'''

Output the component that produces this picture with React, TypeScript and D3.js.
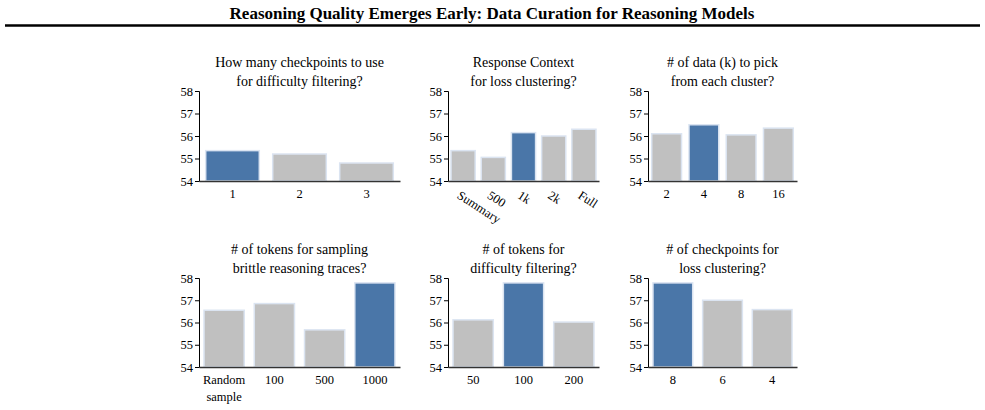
import React, { useEffect, useRef } from 'react'
import * as d3 from 'd3'

// panel titles (two lines each)
const titles = [
  ['How many checkpoints to use', 'for difficulty filtering?'],
  ['Response Context', 'for loss clustering?'],
  ['# of data (k) to pick', 'from each cluster?'],
  ['# of tokens for sampling', 'brittle reasoning traces?'],
  ['# of tokens for', 'difficulty filtering?'],
  ['# of checkpoints for', 'loss clustering?'],
]
const categories = [
  ['1', '2', '3'],
  ['Summary', '500', '1k', '2k', 'Full'],
  ['2', '4', '8', '16'],
  ['Random sample', '100', '500', '1000'],
  ['50', '100', '200'],
  ['8', '6', '4'],
]
const values = [
  [55.35, 55.2, 54.8],
  [55.35, 55.05, 56.15, 56.0, 56.3],
  [56.1, 56.5, 56.05, 56.35],
  [56.55, 56.85, 55.67, 57.78],
  [56.12, 57.78, 56.02],
  [57.78, 57.0, 56.58],
]
const best = [0, 2, 1, 3, 1, 0]
const yTicks = [54, 55, 56, 57, 58]

const colX = [[199, 400], [448, 599], [648, 797]]
const rowY = [[91, 181], [278, 367]]
const FONT = '"Liberation Serif", "Times New Roman", serif'

export default function App() {
  const ref = useRef<SVGSVGElement>(null)

  useEffect(() => {
    const svg = d3.select(ref.current)
    svg.selectAll('*').remove()

    svg.append('text')
      .attr('x', 492).attr('y', 19)
      .attr('text-anchor', 'middle')
      .attr('font-family', FONT).attr('font-weight', 'bold').attr('font-size', 17)
      .text('Reasoning Quality Emerges Early: Data Curation for Reasoning Models')
    svg.append('line')
      .attr('x1', 5).attr('x2', 980).attr('y1', 25.5).attr('y2', 25.5)
      .attr('stroke', '#000').attr('stroke-width', 2.5)

    titles.forEach((t, i) => {
      const [x0, x1] = colX[i % 3]
      const [y0, y1] = rowY[Math.floor(i / 3)]
      const g = svg.append('g')
      const x = d3.scaleBand<string>().domain(categories[i]).range([x0, x1])
        .paddingInner(0.2).paddingOuter(0.1)
      const y = d3.scaleLinear().domain([54, 58]).range([y1, y0])

      g.selectAll('rect').data(values[i]).enter().append('rect')
        .attr('x', (d, j) => x(categories[i][j])!)
        .attr('width', x.bandwidth())
        .attr('y', d => y(d))
        .attr('height', d => y1 - y(d))
        .attr('fill', (d, j) => j === best[i] ? '#4a76a8' : '#c0c0c0')
        .attr('stroke', '#dbe4f1').attr('stroke-width', 1.5)

      const ya = g.append('g').attr('transform', `translate(${x0},0)`)
        .call(d3.axisLeft(y).tickValues(yTicks).tickFormat(d3.format('d')).tickSize(4).tickPadding(2))
      ya.attr('font-family', FONT).attr('font-size', 12.5)
      ya.selectAll('text').attr('fill', '#000')

      const xa = g.append('g').attr('transform', `translate(0,${y1})`)
        .call(d3.axisBottom(x).tickSize(0).tickPadding(8))
      xa.attr('font-family', FONT).attr('font-size', 12.5)
      xa.select('.domain').attr('stroke', '#333').attr('stroke-width', 1.5)
      xa.selectAll('text').attr('fill', '#000')
      if (i === 1) {
        xa.selectAll('text')
          .attr('text-anchor', 'start')
          .attr('dy', '0.35em')
          .attr('transform', 'translate(0,6) rotate(33)')
      }
      if (i === 3) {
        xa.selectAll('text').filter(d => d === 'Random sample').each(function () {
          const el = d3.select(this)
          el.text(null)
          el.append('tspan').attr('x', 0).text('Random')
          el.append('tspan').attr('x', 0).attr('dy', '1.4em').text('sample')
        })
      }

      t.forEach((line, k) => {
        g.append('text')
          .attr('x', (x0 + x1) / 2)
          .attr('y', y0 - 24 + k * 19)
          .attr('text-anchor', 'middle')
          .attr('font-family', FONT).attr('font-size', 14)
          .text(line)
      })
    })
  }, [])

  return (
    <svg ref={ref} width={985} height={410}
      style={{ position: 'absolute', left: 0, top: 0, background: '#fff' }} />
  )
}
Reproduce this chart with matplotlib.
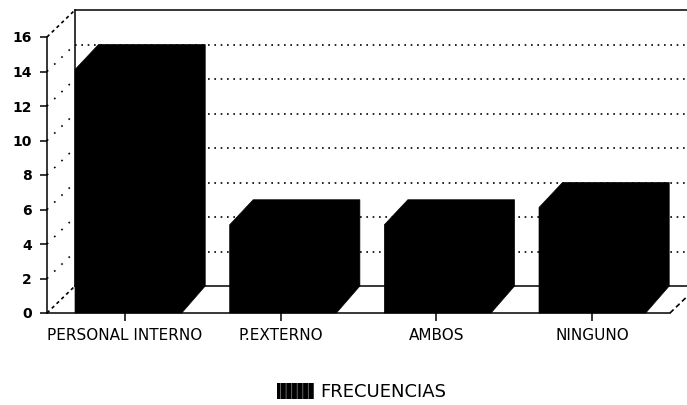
"""
Pseudo 3D bar chart of frecuencias, drawn on a single axes
"""

import matplotlib
matplotlib.use('Agg')
import matplotlib.patches as mpatches
import matplotlib.pyplot as plt

categories = ['PERSONAL INTERNO', 'P.EXTERNO', 'AMBOS', 'NINGUNO']
frecuencias = [14, 5, 5, 6]
y_ticks = [0, 2, 4, 6, 8, 10, 12, 14, 16]
legend_label = 'FRECUENCIAS'

W, H = 687, 405
AX_LEFT, AX_RIGHT, AX_TOP, AX_BOTTOM = 47, 670, 37, 313
YMAX = 16
NCAT = len(categories)

# depth of the walls and of the bars, in data units
px_x = NCAT / (AX_RIGHT - AX_LEFT)
px_y = YMAX / (AX_BOTTOM - AX_TOP)
WALL_DX = 28 * px_x
WALL_DY = 27 * px_y
BAR_DX = 23.5 * px_x
BAR_DY = 27 * px_y
CHAMFER_DY = 25 * px_y
BAR_START = 0.18
BAR_STEP = 0.993
BAR_WIDTH = 0.685

LW = 1.1
DOTS = (0, (1, 2.8))

plt.rcParams['hatch.linewidth'] = 0.6

fig = plt.figure(figsize=(W / 100, H / 100), dpi=100)
ax = fig.add_axes([AX_LEFT / W, 1 - AX_BOTTOM / H,
                   (AX_RIGHT - AX_LEFT) / W, (AX_BOTTOM - AX_TOP) / H])
ax.set_xlim(0, NCAT)
ax.set_ylim(0, YMAX)
ax.patch.set_visible(False)

for side in ['top', 'right']:
  ax.spines[side].set_visible(False)
for side in ['left', 'bottom']:
  ax.spines[side].set_linewidth(LW)
  ax.spines[side].set_zorder(5)

wall_end = NCAT + WALL_DX


def wall_line(x, y, **kw):
  ax.plot(x, y, color='black', clip_on=False, zorder=1, **kw)


# back wall
for v in y_ticks:
  back_y = v + WALL_DY
  if v == 0 or v == YMAX:
    wall_line([WALL_DX, wall_end], [back_y, back_y], lw=LW)
  else:
    wall_line([WALL_DX, wall_end], [back_y, back_y], lw=1.2, ls=DOTS)
  # left wall
  style = (0, (2, 2)) if v == 0 or v == YMAX else (0, (1, 5))
  wall_line([0, WALL_DX], [v, back_y], lw=1.2, ls=style)
wall_line([WALL_DX, WALL_DX], [WALL_DY, YMAX + WALL_DY], lw=LW)
wall_line([NCAT, wall_end], [0, WALL_DY], lw=1.2, ls=(0, (3, 2)))

# bars
for i, v in enumerate(frecuencias):
  left = i * BAR_STEP + BAR_START
  right = left + BAR_WIDTH
  outline = [(left, 0), (left, v + BAR_DY - CHAMFER_DY),
             (left + BAR_DX, v + BAR_DY), (right + BAR_DX, v + BAR_DY),
             (right + BAR_DX, BAR_DY), (right, 0)]
  ax.add_patch(mpatches.Polygon(outline, closed=True, facecolor='black',
                                edgecolor='black', lw=0.5, zorder=3,
                                clip_on=False))

ax.set_yticks(y_ticks)
ax.set_yticklabels([str(v) for v in y_ticks], fontsize=10, fontweight='bold')
ax.set_xticks([i + 0.5 for i in range(NCAT)])
ax.set_xticklabels(categories, fontsize=11)
ax.tick_params(axis='y', length=5, width=LW, pad=6)
ax.tick_params(axis='x', length=6, width=LW, pad=5)

handle = mpatches.Patch(facecolor='black', edgecolor='#777777', hatch='|||',
                        lw=0, label=legend_label)
ax.legend(handles=[handle], loc='center', frameon=False, fontsize=13,
          bbox_to_anchor=((362 - AX_LEFT) / (AX_RIGHT - AX_LEFT),
                          -(392 - AX_BOTTOM) / (AX_BOTTOM - AX_TOP)),
          handlelength=2.05, handleheight=1.0, handletextpad=0.35,
          borderpad=0)

plt.savefig('out.png', dpi=100)
plt.close()
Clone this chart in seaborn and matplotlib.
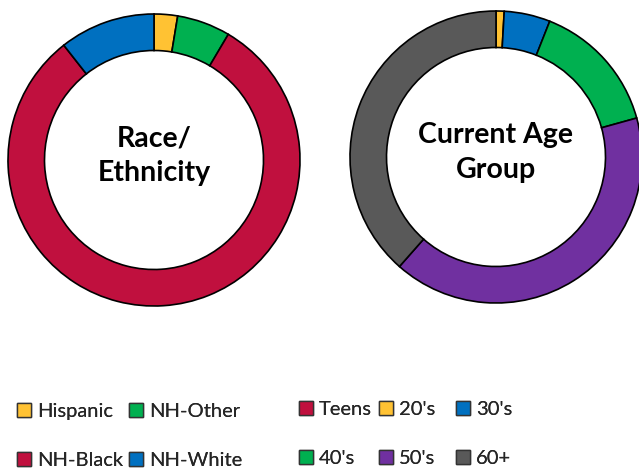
import numpy as np
import matplotlib
matplotlib.use("Agg")
import matplotlib.pyplot as plt
import seaborn as sns
from matplotlib.patches import Patch

# Race / ethnicity shares (%), clockwise from 12 o'clock
race_labels = ["Hispanic", "NH-Other", "NH-Black", "NH-White"]
race_values = [2.6, 5.9, 80.9, 10.6]
race_colors = ["#FFC233", "#00B050", "#C0103E", "#0070C0"]

# Current age group shares (%)
age_labels = ["Teens", "20's", "30's", "40's", "50's", "60+"]
age_values = [0.0, 0.9, 5.1, 14.7, 40.8, 38.5]
age_colors = ["#C0103E", "#FFC233", "#0070C0", "#00B050", "#7030A0", "#595959"]

sns.set_theme(style="white")
plt.rcParams["font.family"] = ["Lato", "DejaVu Sans"]

W, H = 639, 469
fig = plt.figure(figsize=(W / 100, H / 100), dpi=100)


def donut(cx, cy, r, values, colors, title):
    ax = fig.add_axes([(cx - r) / W, (H - cy - r) / H, 2 * r / W, 2 * r / H])
    wedges, _ = ax.pie(values, colors=colors, startangle=90, counterclock=False,
                       radius=1, wedgeprops=dict(width=0.25, edgecolor="black", linewidth=1.2))
    for w in wedges:
        w.set_clip_on(False)
    ax.set_xlim(-1, 1)
    ax.set_ylim(-1, 1)
    ax.set_aspect("equal")
    ax.axis("off")
    ax.text(0, 0.03, title, ha="center", va="center", fontsize=20.5, fontweight="bold",
            linespacing=1.4, color="black")
    return ax


donut(154, 160, 146, race_values, race_colors, "Race/\nEthnicity")
donut(496, 157, 146, age_values, age_colors, "Current Age\nGroup")

leg_kw = dict(frameon=False, fontsize=14.5, handlelength=0.7, handleheight=0.7,
              handletextpad=0.3, labelspacing=1.6, borderaxespad=0, borderpad=0,
              loc="upper left")


def legend_grid(labels, colors, ncol, col_x, top_y):
    # one small legend per column so the columns sit where the original has them
    for c in range(ncol):
        handles = [Patch(facecolor=colors[i], edgecolor="#333333", linewidth=1.0, label=labels[i])
                   for i in range(c, len(labels), ncol)]
        leg = fig.legend(handles=handles, bbox_to_anchor=(col_x[c] / W, 1 - top_y / H), **leg_kw)
        fig.add_artist(leg)


legend_grid(race_labels, race_colors, 2, [17, 129], 403)
legend_grid(age_labels, age_colors, 3, [299, 379, 456], 401)

fig.savefig("out.png", dpi=100, facecolor="white")
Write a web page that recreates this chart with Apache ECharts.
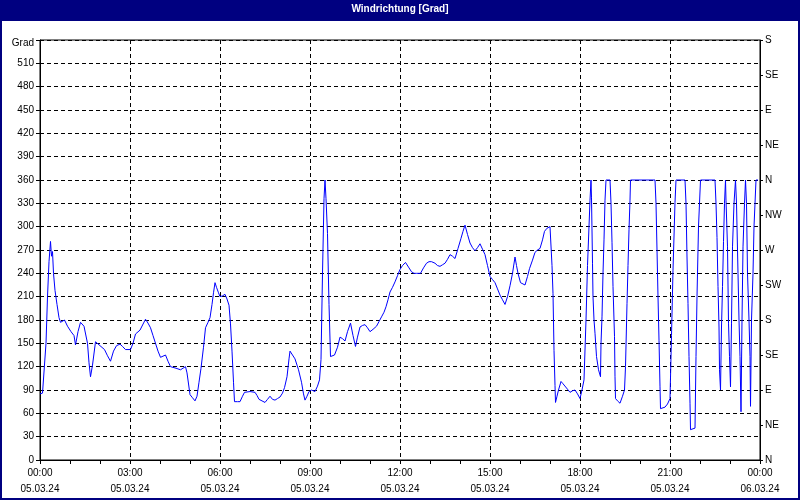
<!DOCTYPE html>
<html>
<head>
<meta charset="utf-8">
<title>Windrichtung [Grad]</title>
<script src="https://cdn.jsdelivr.net/npm/echarts@6/dist/echarts.min.js"></script>
<style>
  html, body { margin: 0; padding: 0; background: #fff; }
  #chart { width: 800px; height: 500px; }
</style>
</head>
<body>
<div id="chart"></div>
<script>
// Minuten seit 05.03.24 00:00
var minutes = [
  0, 5, 9, 12, 15, 18, 21, 23, 25, 27, 30, 34, 38, 41, 45, 49, 55, 62, 68, 71,
  76, 81, 88, 95, 98, 101, 105, 111, 120, 129, 135, 141, 147, 153, 160, 165, 171, 181, 186, 191,
  200, 211, 216, 221, 226, 231, 236, 241, 251, 256, 261, 272, 281, 291, 294, 300, 305, 310, 314, 318,
  322, 327, 331, 336, 340, 344, 347, 350, 353, 357, 360, 365, 370, 374, 378, 381, 384, 387, 389, 395,
  400, 405, 409, 420, 430, 434, 438, 444, 450, 455, 460, 465, 470, 475, 480, 485, 489, 494, 498, 500,
  505, 510, 514, 517, 520, 523, 527, 530, 534, 538, 543, 547, 550, 555, 559, 562, 565, 568, 570, 572,
  575, 578, 581, 585, 589, 595, 600, 605, 610, 615, 621, 626, 631, 635, 640, 645, 650, 655, 660, 666,
  673, 678, 683, 688, 692, 696, 700, 705, 710, 715, 720, 725, 731, 737, 743, 748, 753, 761, 767, 773,
  778, 783, 790, 795, 800, 805, 810, 815, 820, 825, 830, 836, 842, 846, 850, 855, 860, 865, 870, 875,
  880, 885, 890, 895, 900, 905, 910, 915, 920, 925, 930, 935, 940, 945, 950, 953, 956, 961, 965, 970,
  975, 979, 985, 990, 995, 1000, 1005, 1009, 1014, 1020, 1022, 1024, 1026, 1028, 1030, 1031, 1034, 1037, 1042, 1046,
  1050, 1055, 1060, 1065, 1070, 1075, 1080, 1084, 1088, 1092, 1095, 1100, 1102, 1103, 1105, 1106, 1108, 1110, 1113, 1117,
  1121, 1122, 1124, 1126, 1128, 1130, 1132, 1140, 1142, 1144, 1146, 1148, 1149, 1150, 1151, 1155, 1160, 1165, 1169, 1171,
  1174, 1176, 1178, 1180, 1181, 1230, 1232, 1234, 1236, 1238, 1240, 1241, 1245, 1250, 1255, 1260, 1263, 1266, 1270, 1272,
  1290, 1292, 1294, 1296, 1298, 1300, 1301, 1305, 1310, 1312, 1314, 1317, 1321, 1350, 1352, 1354, 1356, 1358, 1359, 1361,
  1363, 1365, 1367, 1369, 1371, 1372, 1375, 1377, 1379, 1381, 1383, 1385, 1388, 1391, 1393, 1396, 1398, 1400, 1402, 1404,
  1406, 1409, 1411, 1413, 1415, 1418, 1420, 1421, 1423, 1426, 1428, 1430, 1432, 1436
]

// Windrichtung in Grad
var direction = [
  85, 86, 88, 150, 210, 255, 281, 262, 268, 240, 218, 200, 183, 177, 178, 180, 172, 165, 160, 148,
  165, 177, 172, 150, 125, 107, 122, 152, 147, 142, 134, 127, 140, 147, 149, 146, 142, 142, 150, 162,
  167, 181, 176, 170, 160, 150, 140, 132, 135, 127, 120, 118, 116, 120, 112, 84, 80, 76, 82, 100,
  118, 145, 170, 177, 183, 200, 215, 228, 222, 215, 210, 211, 213, 207, 199, 175, 140, 100, 75, 75,
  75, 82, 87, 88, 87, 83, 78, 76, 74, 78, 82, 78, 77, 79, 81, 86, 93, 107, 130, 140,
  135, 130, 122, 116, 108, 100, 85, 77, 82, 88, 90, 88, 88, 95, 103, 129, 240, 336, 360, 336,
  291, 200, 133, 134, 135, 145, 158, 156, 153, 165, 176, 160, 146, 158, 171, 173, 174, 170, 165, 168,
  172, 178, 184, 190, 197, 206, 216, 222, 229, 237, 245, 250, 254, 248, 242, 240, 240, 240, 247, 253,
  255, 255, 253, 250, 249, 251, 253, 258, 264, 262, 259, 272, 285, 294, 302, 290, 279, 273, 269, 273,
  278, 271, 264, 250, 236, 232, 228, 220, 212, 206, 200, 210, 224, 240, 261, 250, 240, 228, 226, 225,
  236, 246, 257, 267, 270, 272, 283, 294, 298, 300, 300, 250, 214, 141, 96, 74, 82, 90, 101, 98,
  96, 91, 87, 89, 90, 85, 79, 90, 103, 180, 250, 334, 360, 337, 253, 210, 180, 163, 133, 116,
  107, 150, 184, 240, 283, 334, 360, 360, 330, 280, 223, 180, 159, 107, 79, 76, 73, 82, 90, 120,
  201, 250, 296, 334, 360, 360, 330, 270, 210, 154, 94, 66, 67, 68, 72, 79, 160, 244, 331, 360,
  360, 330, 261, 201, 133, 73, 39, 40, 41, 133, 210, 300, 360, 360, 330, 286, 223, 171, 116, 90,
  171, 223, 281, 330, 360, 334, 274, 176, 133, 94, 176, 274, 330, 360, 330, 240, 180, 133, 62, 180,
  274, 330, 360, 330, 240, 180, 133, 69, 180, 240, 300, 330, 360, 360
]

var timeLabels = ['00:00', '03:00', '06:00', '09:00', '12:00', '15:00', '18:00', '21:00', '00:00']
var dateLabels = ['05.03.24', '05.03.24', '05.03.24', '05.03.24', '05.03.24', '05.03.24', '05.03.24', '05.03.24', '06.03.24']
var compassLabels = ['N', 'NE', 'E', 'SE', 'S', 'SW', 'W', 'NW', 'N', 'NE', 'E', 'SE', 'S']

var seriesData = minutes.map(function (m, i) {
  return [m, direction[i]]
})

var chart = echarts.init(document.getElementById('chart'))

var textFont = {
  fontFamily: 'Liberation Sans',
  fontSize: 10,
  color: '#000'
}

var option = {
  backgroundColor: '#fff',
  animation: false,
  graphic: [{
    type: 'rect',
    shape: { x: 1, y: 1, width: 798, height: 498 },
    style: { fill: 'none', stroke: '#000080', lineWidth: 2 },
    silent: true
  }, {
    type: 'rect',
    shape: { x: 0, y: 0, width: 800, height: 21 },
    style: { fill: '#000080' },
    silent: true
  }, {
    type: 'text',
    left: 'center',
    top: 4,
    style: {
      text: 'Windrichtung [Grad]',
      fill: '#fff',
      font: 'bold 10px "Liberation Sans"'
    },
    silent: true
  }],
  grid: {
    left: 40,
    right: 40,
    top: 40,
    bottom: 40,
    show: true,
    borderColor: '#000',
    borderWidth: 1,
    backgroundColor: 'transparent'
  },
  xAxis: {
    type: 'value',
    min: 0,
    max: 1440,
    interval: 180,
    axisLine: { show: true, lineStyle: { color: '#000', width: 1 } },
    axisTick: { show: true, length: 4, lineStyle: { color: '#000' } },
    minorTick: { show: true, splitNumber: 3, length: 4, lineStyle: { color: '#000' } },
    splitLine: { show: true, lineStyle: { color: '#000', type: [4, 3] } },
    axisLabel: Object.assign({
      margin: 5,
      lineHeight: 16,
      showMinLabel: true,
      showMaxLabel: true,
      formatter: function (v) {
        var i = Math.round(v / 180)
        return timeLabels[i] + '\n' + dateLabels[i]
      }
    }, textFont)
  },
  yAxis: [{
    type: 'value',
    min: 0,
    max: 540,
    interval: 30,
    axisLine: { show: true, lineStyle: { color: '#000', width: 1 } },
    axisTick: { show: true, length: 4, lineStyle: { color: '#000' } },
    splitLine: { show: true, lineStyle: { color: '#000', type: [4, 3] } },
    axisLabel: Object.assign({
      margin: 6,
      formatter: function (v) {
        return v === 540 ? '{g|Grad}' : String(v)
      },
      rich: {
        g: { fontFamily: 'Liberation Sans', fontSize: 10, color: '#000', padding: [6, 0, 0, 0] }
      }
    }, textFont)
  }, {
    type: 'value',
    position: 'right',
    min: 0,
    max: 540,
    interval: 45,
    axisLine: { show: true, lineStyle: { color: '#000', width: 1 } },
    axisTick: { show: true, length: 3, lineStyle: { color: '#000' } },
    splitLine: { show: false },
    axisLabel: Object.assign({
      margin: 5,
      formatter: function (v) {
        return compassLabels[Math.round(v / 45)]
      }
    }, textFont)
  }],
  series: [{
    name: 'Windrichtung',
    type: 'line',
    yAxisIndex: 0,
    showSymbol: false,
    symbol: 'none',
    lineStyle: { color: '#0000ff', width: 1 },
    data: seriesData
  }]
}

chart.setOption(option)
</script>
</body>
</html>
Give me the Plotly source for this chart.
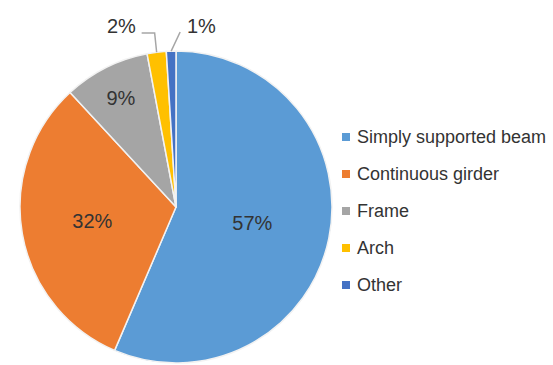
import math
import plotly.graph_objects as go

# Share of bridge types (%)
categories = ["Simply supported beam", "Continuous girder", "Frame", "Arch", "Other"]
shares = [57, 32, 9, 2, 1]
colors = ["#5B9BD5", "#ED7D31", "#A5A5A5", "#FFC000", "#4472C4"]

W, H = 553, 365
CX, CY, R = 176, 207, 156  # pie centre and radius in pixels
TEXT = "#333333"
FONT = "Liberation Sans, Arial, sans-serif"


def px(x):
    return x / W


def py(y):
    return 1 - y / H


# Small slices get their labels outside with leader lines
inside = [s >= 5 for s in shares]

fig = go.Figure(
    go.Pie(
        labels=categories,
        values=shares,
        sort=False,
        direction="clockwise",
        rotation=0,
        marker=dict(colors=colors, line=dict(color="#F2F2F2", width=1.5)),
        text=[f"{s}%" if ins else "" for s, ins in zip(shares, inside)],
        texttemplate="%{text}",
        textposition=["inside" if ins else "none" for ins in inside],
        insidetextorientation="horizontal",
        insidetextfont=dict(family=FONT, size=20, color=TEXT),
        hoverinfo="label+value",
        showlegend=False,
        domain=dict(x=[px(CX - R), px(CX + R)], y=[py(CY + R), py(CY - R)]),
    )
)

shapes = []
annotations = []

# Leader lines for the outside labels
total = sum(shares)
start = 0.0
for i, s in enumerate(shares):
    span = s / total * 360
    mid = math.radians(start + span / 2)
    start += span
    if inside[i]:
        continue
    ex = CX + R * math.sin(mid)
    ey = CY - R * math.cos(mid)
    if math.sin(mid) < -0.08:
        # elbow line going up, then left
        p1 = (ex - 2, 33)
        p2 = (p1[0] - 13, 33)
        path = f"M {px(ex)},{py(ey)} L {px(p1[0])},{py(p1[1])} L {px(p2[0])},{py(p2[1])}"
        lx, anchor = p2[0] - 4, "right"
    else:
        p1 = (ex + 9, 32)
        path = f"M {px(ex)},{py(ey)} L {px(p1[0])},{py(p1[1])}"
        lx, anchor = p1[0] + 5, "left"
    shapes.append(dict(type="path", xref="paper", yref="paper", path=path,
                       line=dict(color="#A6A6A6", width=1.5)))
    annotations.append(dict(x=px(lx), y=py(26), xref="paper", yref="paper",
                            text=f"{s}%", showarrow=False, xanchor=anchor, yanchor="middle",
                            font=dict(family=FONT, size=20, color=TEXT)))

# Legend drawn by hand to get the wide row spacing
LEG_X, LEG_Y0, LEG_DY, SQ = 342, 137, 37, 8
for i, (name, c) in enumerate(zip(categories, colors)):
    y = LEG_Y0 + i * LEG_DY
    shapes.append(dict(type="rect", xref="paper", yref="paper",
                       x0=px(LEG_X), x1=px(LEG_X + SQ), y0=py(y + SQ / 2), y1=py(y - SQ / 2),
                       fillcolor=c, line=dict(width=0)))
    annotations.append(dict(x=px(LEG_X + SQ + 5), y=py(y), xref="paper", yref="paper",
                            text=name, showarrow=False, xanchor="left", yanchor="middle",
                            font=dict(family=FONT, size=18, color=TEXT)))

fig.update_layout(
    width=W,
    height=H,
    margin=dict(l=0, r=0, t=0, b=0),
    paper_bgcolor="white",
    plot_bgcolor="white",
    shapes=shapes,
    annotations=annotations,
)

fig.write_html("out.html")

'''

| WHAT THE TASK REQUIRES |
Do not include pictures. Give again exactly the lines starting at the one with "Clone this chart in seaborn and matplotlib." and ending at the one with "fig.add_artist(leg)", both included.

| SOLUTION |
Clone this chart in seaborn and matplotlib.
import numpy as np
import matplotlib
matplotlib.use("Agg")
import matplotlib.pyplot as plt
import seaborn as sns
from matplotlib.patches import Patch

# Race / ethnicity shares (%), clockwise from 12 o'clock
race_labels = ["Hispanic", "NH-Other", "NH-Black", "NH-White"]
race_values = [2.6, 5.9, 80.9, 10.6]
race_colors = ["#FFC233", "#00B050", "#C0103E", "#0070C0"]

# Current age group shares (%)
age_labels = ["Teens", "20's", "30's", "40's", "50's", "60+"]
age_values = [0.0, 0.9, 5.1, 14.7, 40.8, 38.5]
age_colors = ["#C0103E", "#FFC233", "#0070C0", "#00B050", "#7030A0", "#595959"]

sns.set_theme(style="white")
plt.rcParams["font.family"] = ["Lato", "DejaVu Sans"]

W, H = 639, 469
fig = plt.figure(figsize=(W / 100, H / 100), dpi=100)


def donut(cx, cy, r, values, colors, title):
    ax = fig.add_axes([(cx - r) / W, (H - cy - r) / H, 2 * r / W, 2 * r / H])
    wedges, _ = ax.pie(values, colors=colors, startangle=90, counterclock=False,
                       radius=1, wedgeprops=dict(width=0.25, edgecolor="black", linewidth=1.2))
    for w in wedges:
        w.set_clip_on(False)
    ax.set_xlim(-1, 1)
    ax.set_ylim(-1, 1)
    ax.set_aspect("equal")
    ax.axis("off")
    ax.text(0, 0.03, title, ha="center", va="center", fontsize=20.5, fontweight="bold",
            linespacing=1.4, color="black")
    return ax


donut(154, 160, 146, race_values, race_colors, "Race/\nEthnicity")
donut(496, 157, 146, age_values, age_colors, "Current Age\nGroup")

leg_kw = dict(frameon=False, fontsize=14.5, handlelength=0.7, handleheight=0.7,
              handletextpad=0.3, labelspacing=1.6, borderaxespad=0, borderpad=0,
              loc="upper left")


def legend_grid(labels, colors, ncol, col_x, top_y):
    # one small legend per column so the columns sit where the original has them
    for c in range(ncol):
        handles = [Patch(facecolor=colors[i], edgecolor="#333333", linewidth=1.0, label=labels[i])
                   for i in range(c, len(labels), ncol)]
        leg = fig.legend(handles=handles, bbox_to_anchor=(col_x[c] / W, 1 - top_y / H), **leg_kw)
        fig.add_artist(leg)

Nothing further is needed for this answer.